This bowl of veggie goodness is built to nourish and energize! Spiced chickpeas and sweet potatoes are roasted to perfection then heaped into a bowl with a mix of brown and white rice, a bright slaw of marinated kale and cabbage, then topped with avocado, cilantro, and a creamy tahini dressing.
Roast Sweet Potatoes + Chickpeas:
Preheat oven to 425°F. Line a baking sheet with foil. Rinse and drain chickpeas. Place orange sweet potato and chickpeas on tray and season with 2 tbsp. (4 tbsp. for 4 servings) olive oil, spice blend, salt and pepper to taste. Put in oven and set timer for 15 minutes. When timer goes off, turn veggies over and cook another 5-8 minutes, or until sweet potatoes are tender.
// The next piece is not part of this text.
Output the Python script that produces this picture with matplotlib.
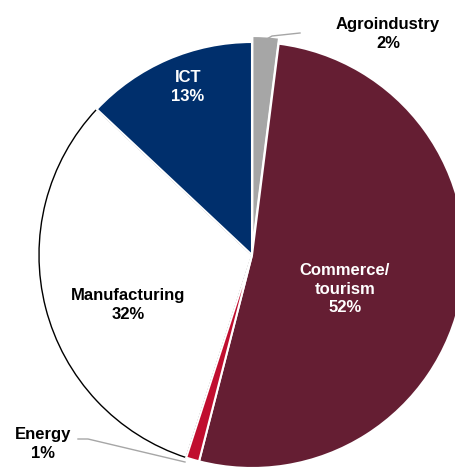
import numpy as np
import matplotlib.pyplot as plt

plt.rcParams['font.family'] = ['Liberation Sans', 'DejaVu Sans']

sectors = ['Agroindustry', 'Commerce/\ntourism', 'Energy', 'Manufacturing', 'ICT']
shares = [2, 52, 1, 32, 13]
colors = ['#a6a6a6', '#651e33', '#c00e2f', '#ffffff', '#002f6c']
explode = [6, 0, 0, 0, 0]

W, H = 455, 467
cx, cy = 252, 255   # pie centre in pixels
R = 213

fig = plt.figure(figsize=(W / 100, H / 100), dpi=100)
ax = fig.add_axes([0, 0, 1, 1])

wedges, _ = ax.pie(shares, colors=colors, startangle=90, counterclock=False,
                   radius=R, explode=explode,
                   wedgeprops=dict(edgecolor='white', linewidth=1.5))
# manufacturing is white, so give it a dark outline
wedges[3].set_edgecolor('black')
wedges[3].set_linewidth(1.0)
wedges[3].set_zorder(0.5)

ax.set_xlim(-cx, W - cx)
ax.set_ylim(-(H - cy), cy)
ax.set_aspect('equal')
ax.axis('off')

def px(x, y):
    return x - cx, cy - y

lbl = dict(ha='center', va='center', fontsize=12, fontweight='bold', linespacing=1.3)

ax.text(*px(188, 87), f'ICT\n{shares[4]}%', color='white', **lbl)
ax.text(*px(128, 305), f'Manufacturing\n{shares[3]}%', color='black', **lbl)
ax.text(*px(345, 289), f'{sectors[1]}\n{shares[1]}%', color='white', **lbl)
ax.text(*px(388, 34), f'Agroindustry\n{shares[0]}%', color='black', **lbl)
ax.text(*px(43, 444), f'Energy\n{shares[2]}%', color='black', **lbl)

# leader lines for the two small slices
lx, ly = zip(px(265, 40), px(272, 36), px(300, 33))
ax.plot(lx, ly, color='#a6a6a6', lw=1)
lx, ly = zip(px(78, 439), px(88, 439), px(185, 462))
ax.plot(lx, ly, color='#a6a6a6', lw=1)

fig.savefig('out.png', dpi=100)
Rinse rice blend under cold running water. Add to a small pot with 1 ¼ cups (2 ½ cups for 4 servings) salted water. Bring to a boil, reduce heat, cover with a lid and cook for about 15 minutes, or until grains are tender.
Wash lemon, zest and halve lemon. Add shredded kale, red cabbage, lemon zest, and half of the lemon juice into mixing bowl. Mix well with hands until the colours of the vegetables brighten up. Season to taste with salt and pepper. Halve avocado, remove pit, slice, and set aside. Wash and chop cilantro.
Whisk together tahini, maple syrup, remaining lemon juice, 2 tbsp. (4 tbsp. for 4 servings) of water, and black pepper to taste, until creamy.
Assemble + Serve:
Divide rice, marinated vegetables and sweet potatoes into sections in serving bowls. Garnish with cilantro, avocado and drizzle tahini sauce over everything. Enjoy!